I find myself obsessed with a single green light. It’s not a traffic light, a light on a boat, or a light on a dashboard. No, this is a light on a smoke detector. As some of you may recall, this is not the first time I’ve had a gripe with a smoke detector. However, this time, it’s personal.
We live on a busy street near downtown Chattanooga. The noise and the light at night are the only things I don’t like about where we live.
To combat this (short of moving), I’ve taken to sleeping with ear plugs. I also recently found inexpensive curtains that block light, dampen noise, and provide insulation all in one.
I was so excited to hang those curtains. When the curtain rod arrived chipped on both finials, I was too impatient to send it back. We colored the chips in with a sharpie and hung the rod with the chips facing the wall. No one will ever know (well, except you).
The curtains did a beautiful job blocking the light. The room went from dusk to could-be-in-a-cave in moments.
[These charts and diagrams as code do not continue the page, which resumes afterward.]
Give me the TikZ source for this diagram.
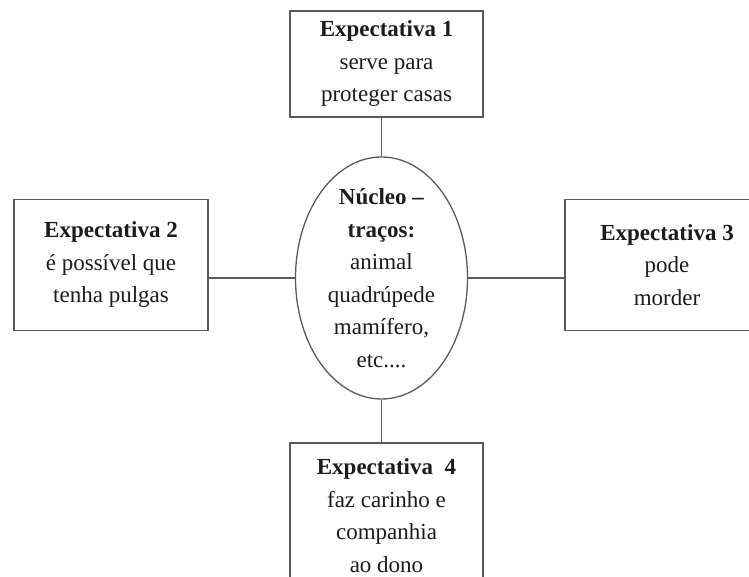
\documentclass[tikz,border=0pt]{standalone}
\usepackage{fontspec}
\setmainfont{Liberation Serif}
\usepackage{tikz}
\usetikzlibrary{shapes.geometric}
\definecolor{linegray}{HTML}{5A5A5A}
\definecolor{textdark}{HTML}{1C1C1C}
\tikzset{
  expbox/.style={draw=linegray,line width=1.5pt,fill=white,align=center,inner sep=0pt,
    text=textdark,font=\fontsize{23}{32.5}\selectfont},
  nucleus/.style={draw=linegray,line width=1.3pt,ellipse,inner sep=0pt,
    minimum width=172,minimum height=242},
  link/.style={draw=linegray,line width=1.3pt}
}
\begin{document}
\begin{tikzpicture}[x=1pt,y=1pt]
\useasboundingbox (0,0) rectangle (749,576);
% objects at depth 100:
\node[nucleus] (nucleo) at (381.5,298) {};
\node[align=center,text=textdark,font=\fontsize{23}{32.5}\selectfont] (nucleotxt) at (nucleo)
  {\textbf{Núcleo –}\\ \textbf{traços:}\\ animal\\ quadrúpede\\ mamífero,\\ etc....};
\node[expbox,minimum width=193,minimum height=106] (exp1) at (386.5,512)
  {\textbf{Expectativa 1}\\ serve para\\ proteger casas};
\node[expbox,minimum width=194,minimum height=131] (exp2) at (111,311)
  {\textbf{Expectativa 2}\\ é possível que\\ tenha pulgas};
\node[expbox,minimum width=204,minimum height=131] (exp3) at (667,311)
  {\textbf{Expectativa 3}\\ pode\\ morder};
\node[expbox,minimum width=193,minimum height=145] (exp4) at (386.5,60.5)
  {\textbf{Expectativa~~4}\\ faz carinho e\\ companhia\\ ao dono};
% objects at depth 50:
\path[link] (nucleo.north) -- (nucleo.north |- exp1.south);
\path[link] (nucleo.south) -- (nucleo.south |- exp4.north);
\path[link] (nucleo.west) -- (nucleo.west -| exp2.east);
\path[link] (nucleo.east) -- (nucleo.east -| exp3.west);
\end{tikzpicture}
\end{document}
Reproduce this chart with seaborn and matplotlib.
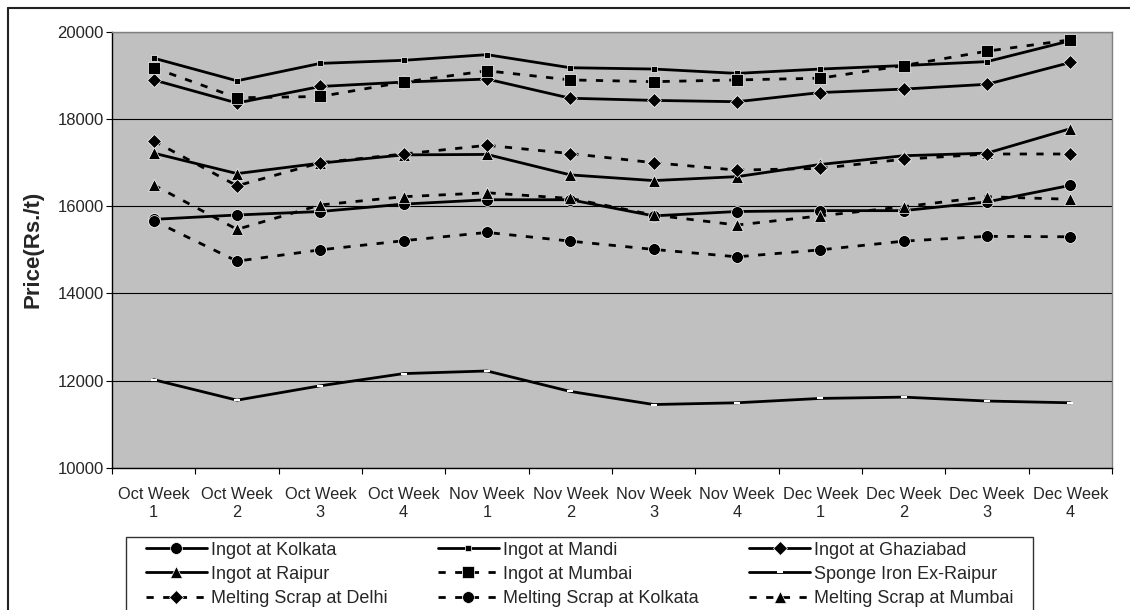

But then, as my eyes adjusted when I laid down the first night, there, staring down at me was the green-eyed monster. What was just another part of the ambient light in the room before the curtains is now a giant, glaring green sun beaming straight into my eyes. I try covering my head with a pillow. This works until I run out of oxygen. I try sleeping on one side. When I roll to my back in my sleep, I am rudely awakened by the green spotlight in my eyes.
Pat, apparently suffering from more eye damage than I, barely notices. In this case, however, I can’t get angry at him for not doing anything about it because we can’t reach the thing. I would call maintenance, but I’m sure they will tell me they have some legal obligation to keep me awake all night.
I suggest we buy one of those suction dart guns and shoot at the light until we get one to stick, covering it up. Pat, being more practical, suggests we use a pole to stick some opaque double-sided tape over the light. We realize we don’t have a pole. I wonder if we could get an opaque balloon and get it to float up to the smoke detector. Or perhaps throw a rope over the truss and pull up an open umbrella to cast a shadow over the bed. Maybe we should get a bed with a canopy?
At this point, I don’t care if we shoot the smoke detector with a real gun–I want that green light out! This time, I am not alone. Tisen, too, fears the green-eyed monster. He can’t settle down until he finds a place to hide his head.
Tonight may be the night we figure out how to put out the eye of the cyclops!